Brief ->
Would you transcribe the whole listing exactly, minus its pictures?

* Begin Source excerpt *

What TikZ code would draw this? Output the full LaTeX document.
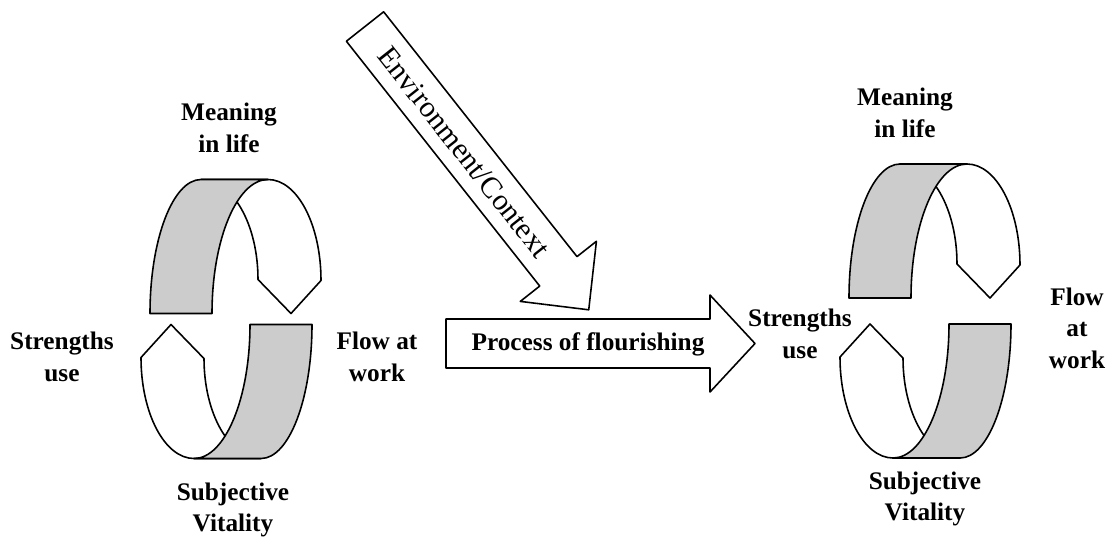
\documentclass[tikz,border=0pt]{standalone}
\usepackage{fontspec}
\setmainfont{Liberation Serif}
\definecolor{bandgray}{RGB}{204,204,204}
\tikzset{
  lbl/.style={font=\bfseries\fontsize{14.4}{18}\selectfont, align=center, inner sep=0pt},
  outline/.style={draw=black, line width=0.9pt, line join=round},
  % one half of the loop: grey band in front, white band with arrow head behind
  halfloop/.pic={
    \draw[outline, fill=white] (37,-134) arc[start angle=270, end angle=360, x radius=53, y radius=101]
      -- (60,0) -- (27,-34) arc[start angle=0, end angle=-90, x radius=57, y radius=100] -- cycle;
    \draw[outline, fill=bandgray] (-81,0) arc[start angle=180, end angle=270, x radius=51, y radius=134]
      -- (37,-134) arc[start angle=270, end angle=180, x radius=56, y radius=134] -- cycle;
  }
}
\begin{document}
\begin{tikzpicture}[x=0.02cm, y=-0.02cm]
    \useasboundingbox (0,0) rectangle (1110,539);

    % left loop
    \pic at (231,313.5) {halfloop};
    \pic[rotate=180] at (231,324.5) {halfloop};

    % right loop
    \pic at (930,298) {halfloop};
    \pic[rotate=180] at (930,324) {halfloop};

    % environment arrow
    \begin{scope}[shift={(365,26.5)}, rotate=-51.7]
        \draw[outline, fill=white] (0,-23.75) -- (312,-23.75) -- (312,-48.5) -- (361,0)
            -- (312,48.5) -- (312,23.75) -- (0,23.75) -- cycle;
    \end{scope}
    \node[rotate=-51.7, font=\fontsize{17}{20}\selectfont, inner sep=0pt] (env) at (464,152) {Environment/Context};

    % process arrow
    \draw[outline, fill=white] (446,319) -- (710,319) -- (710,295) -- (755,343.5)
        -- (710,392) -- (710,368) -- (446,368) -- cycle;
    \node[lbl] (proc) at (588,344) {Process of flourishing};

    % labels, left
    \node[lbl] (meanL) at (229,128) {Meaning\\in life};
    \node[lbl] (strL) at (62,357) {Strengths\\use};
    \node[lbl] (flowL) at (377,357) {Flow at\\work};
    \node[lbl] (vitL) at (233,510) {Subjective\\Vitality};

    % labels, right
    \node[lbl] (meanR) at (905,113) {Meaning\\in life};
    \node[lbl] (strR) at (800,334) {Strengths\\use};
    \node[lbl] (flowR) at (1077,328) {Flow\\at\\work};
    \node[lbl] (vitR) at (925,499) {Subjective\\Vitality};
\end{tikzpicture}
\end{document}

* End Source excerpt *

Result ->
What TikZ code would draw this? Output the full LaTeX document.
\documentclass[tikz,border=0pt]{standalone}
\usepackage{fontspec}
\setmainfont{Liberation Serif}
\definecolor{bandgray}{RGB}{204,204,204}
\tikzset{
  lbl/.style={font=\bfseries\fontsize{14.4}{18}\selectfont, align=center, inner sep=0pt},
  outline/.style={draw=black, line width=0.9pt, line join=round},
  % one half of the loop: grey band in front, white band with arrow head behind
  halfloop/.pic={
    \draw[outline, fill=white] (37,-134) arc[start angle=270, end angle=360, x radius=53, y radius=101]
      -- (60,0) -- (27,-34) arc[start angle=0, end angle=-90, x radius=57, y radius=100] -- cycle;
    \draw[outline, fill=bandgray] (-81,0) arc[start angle=180, end angle=270, x radius=51, y radius=134]
      -- (37,-134) arc[start angle=270, end angle=180, x radius=56, y radius=134] -- cycle;
  }
}
\begin{document}
\begin{tikzpicture}[x=0.02cm, y=-0.02cm]
    \useasboundingbox (0,0) rectangle (1110,539);

    % left loop
    \pic at (231,313.5) {halfloop};
    \pic[rotate=180] at (231,324.5) {halfloop};

    % right loop
    \pic at (930,298) {halfloop};
    \pic[rotate=180] at (930,324) {halfloop};

    % environment arrow
    \begin{scope}[shift={(365,26.5)}, rotate=-51.7]
        \draw[outline, fill=white] (0,-23.75) -- (312,-23.75) -- (312,-48.5) -- (361,0)
            -- (312,48.5) -- (312,23.75) -- (0,23.75) -- cycle;
    \end{scope}
    \node[rotate=-51.7, font=\fontsize{17}{20}\selectfont, inner sep=0pt] (env) at (464,152) {Environment/Context};

    % process arrow
    \draw[outline, fill=white] (446,319) -- (710,319) -- (710,295) -- (755,343.5)
        -- (710,392) -- (710,368) -- (446,368) -- cycle;
    \node[lbl] (proc) at (588,344) {Process of flourishing};

    % labels, left
    \node[lbl] (meanL) at (229,128) {Meaning\\in life};
    \node[lbl] (strL) at (62,357) {Strengths\\use};
    \node[lbl] (flowL) at (377,357) {Flow at\\work};
    \node[lbl] (vitL) at (233,510) {Subjective\\Vitality};

    % labels, right
    \node[lbl] (meanR) at (905,113) {Meaning\\in life};
    \node[lbl] (strR) at (800,334) {Strengths\\use};
    \node[lbl] (flowR) at (1077,328) {Flow\\at\\work};
    \node[lbl] (vitR) at (925,499) {Subjective\\Vitality};
\end{tikzpicture}
\end{document}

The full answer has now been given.